Music audio examples of low and high SPCE for a window size w = 15 can be found in the supplemental materials. In Figure 8 we plot the average SPCE for each artist in PiJAMA-30. The lowest scoring artist is Keith Jarrett, which quantitatively supports the analysis by Elsdon (2001), where he frequently comments on the predominantly diatonic style of Jarrett’s improvisation:

• “Free improvisers who eschew any kind of reference to convention may consciously avoid diatonic material, something which does not apply to Keith Jarrett.” (p. 138–139)

• “Jarrett’s gospel style involves the deployment of diatonic progressions in such a way as to evidence a link with this kind of tradition of playing.” (p. 159)
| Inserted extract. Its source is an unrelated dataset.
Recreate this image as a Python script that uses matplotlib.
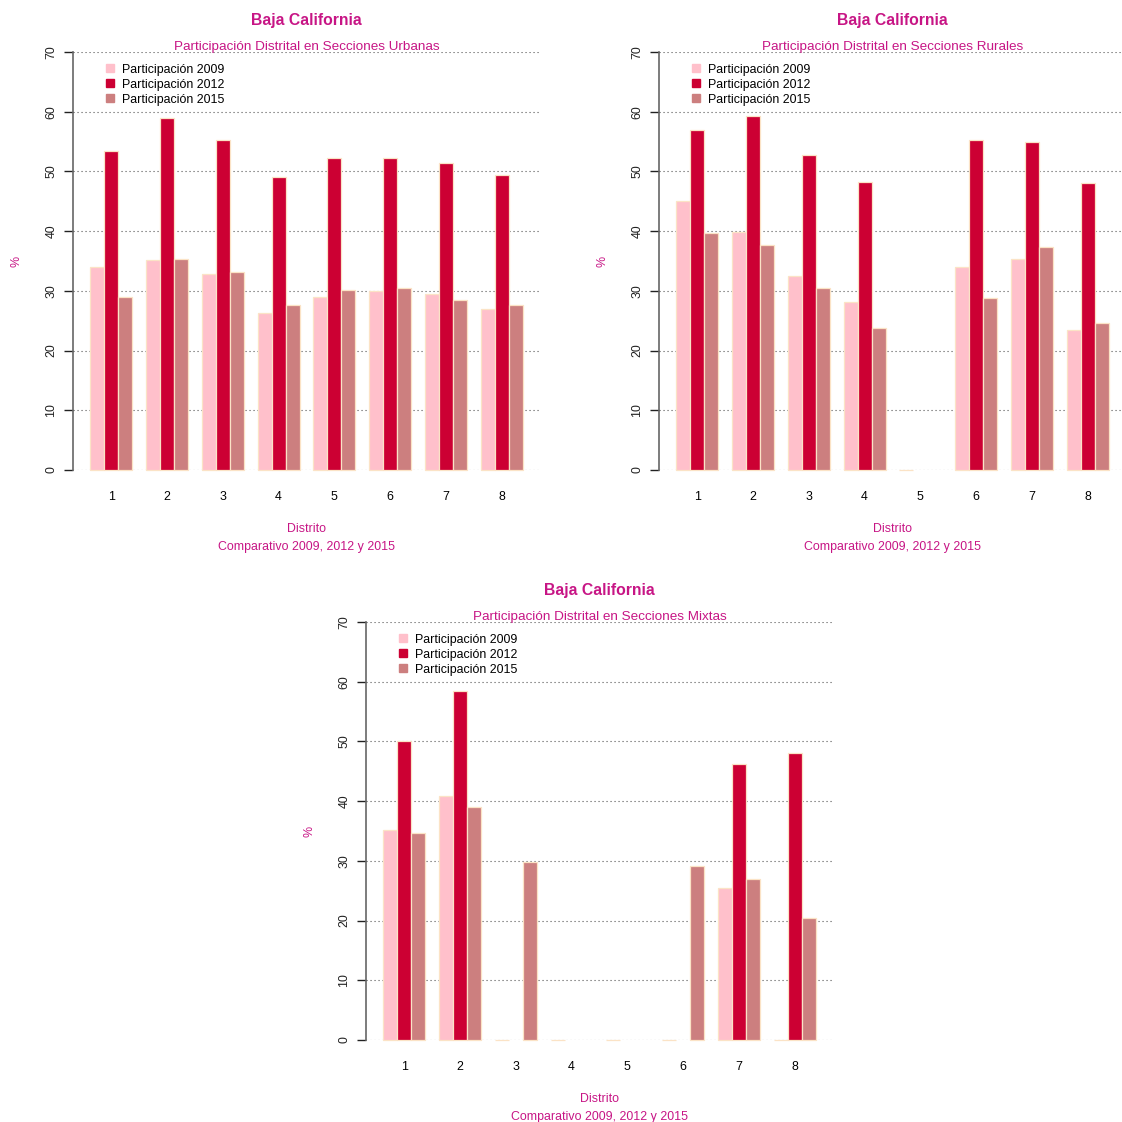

• “Chorales are one instance of a style which has increased in importance in Jarrett’s improvisations over a number of years […]. As is typical for a chorale, the harmony here is mainly diatonic.” (p. 160–161)

• “The harmonic approach of such [folk] passages is predicated almost entirely on unaltered diatonic triads, moving often in sequential motion.” (p. 163)

Figure 8

The highest scoring pianist is Art Tatum. For an excellent blog on Art Tatum’s playing style and his extensive use of chromatic passages, see Bayley (2023).

5.1 Performer Identification

We explore the task of identifying a pianist based on a short (15 second) snippet of piano performance. For this experiment, we use the PiJAMA-30 subset. All of our experiments use convolutional recurrent neural network (CRNN) architectures, largely inspired by the work of Kong et al. (2021). In all cases, training is performed with gradient descent using the Adam optimizer and loss is computed as negative log-likelihood.

5.2 Generative Modeling

As a final demonstration with the dataset, we conduct a brief generative modeling experiment. Our experiments leverage the Music Transformer of Huang et al. (2019), working with the Score2Perf implementation, a codebase by Google Magenta based on the Tensor2Tensor project.

First we train a system from scratch. Initially we use the default settings in the Score2Perf project: 6 hidden layers, 8 attention heads, an initial learning rate of 0.2 with a linear warmup for 8000 steps followed by exponential decay. Training runs for 1M steps. The generated samples attain some superficial similarity to the ground truth data, but have sporadic and disconnected quality. In quantitative terms, the best negative log perplexity score reached is –1.953.

In a follow-up blog post to the Music Transformer publication (Simon et al., 2019), the authors provide a pretrained model that has trained on over 10,000 hours of automatically transcribed piano performances. The architecture is deepened to 16 hidden layers. We finetune the model on a subset of the PiJAMA dataset for 400K steps with a variety of learning rates (0.001, 0.005, 0.01, 0.05). Quantitative performance was similar across runs, with an optimal negative log perplexity score of –1.884 computed on a held-out test set. For comparison, we also train this architecture from scratch for 1M steps, and the quantitative results are not significantly different from the first experiment of training from scratch. The optimal negative log perplexity score is –1.936.

Rendered audio for many samples is included in our supplemental materials. The finetuned model produced the most compelling musical samples. Subjectively, we found the performances more coherent and realistic than the results of training from scratch, while still sounding much more like the PiJAMA data compared to samples taken from the pre-trained model prior to the fine-tuning. However, the samples lack the basic structure of jazz performances. Most solo jazz piano performances contain a clear statement of the melody followed by improvisations based upon a repeated harmonic structure. Nearly all of the samples sound more like random sections of improvisation. There is often local harmonic stability and familiar melodic language, but on the whole they do not convey a pianist performing a tune. Informally, it sounds a bit like a professional pianist “noodling” or “riffing” at the keyboard. Nevertheless, we are encouraged and excited by the potential for future research in modeling jazz piano performances in the symbolic domain.